Despite the necessity of the pay hikes, this provision will likely be the reason 401 fails at the polls. Which is too bad, because there are much better reasons to vote it down.
The proponents of 401 have been handing out a “matrix” (insert Neo reference here) that details who can hire and fire various city officials under the charter changes. Interestingly, they neglected to say who can hire and fire them now. I’ve gone ahead and added this information to their matrix, and uploaded it for your perusal.
It’s funny that the two “superintendent” positions, which have much more minor roles now than when the charter was written (one actually doesn’t exist anymore), are addressed in the matrix but three of the biggest and most important departments, Water, Transportation and Environmental Services, are left off of the chart and merely grouped as “other departments.”

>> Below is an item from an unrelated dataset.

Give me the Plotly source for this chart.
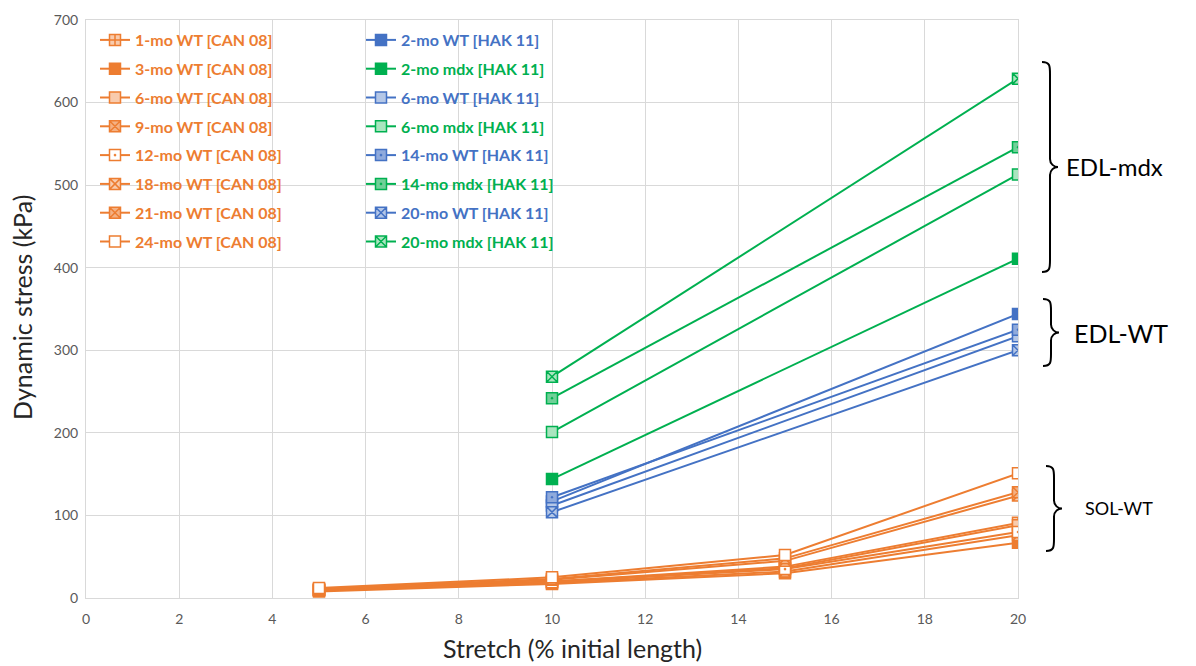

Interestingly, all three of these have some accountability to mayor and council now since they are involved in the process of hiring and firing. Under their new system, these positions would be entirely under the unelected city manager. This is the biggest problem with this: we are taking a great deal of control away from elected officials. Yes, the city manager can be hired or fired by the council, but remember that firing the city manager would be even more difficult if he or she is given more power.
Yes, we don’t like our politicians, so, some might say, who cares if they don’t get to hire and fire bureaucrats? The trouble is that this takes away the ability for these people to be accountable to us. Yeah, maybe you think that the council in general is feckless or your council member in particular is a bozo, but they also have to face the public, whether it’s campaigning, having an office in ward they represent or being at public meetings. This just doesn’t happen for the city manager. Only a handful of hyper-engaged citizens can name the city manager, and even fewer have met him. Would we rather our high level bureaucrats be accountable to people that are accountable to us, or to someone that we have no access to?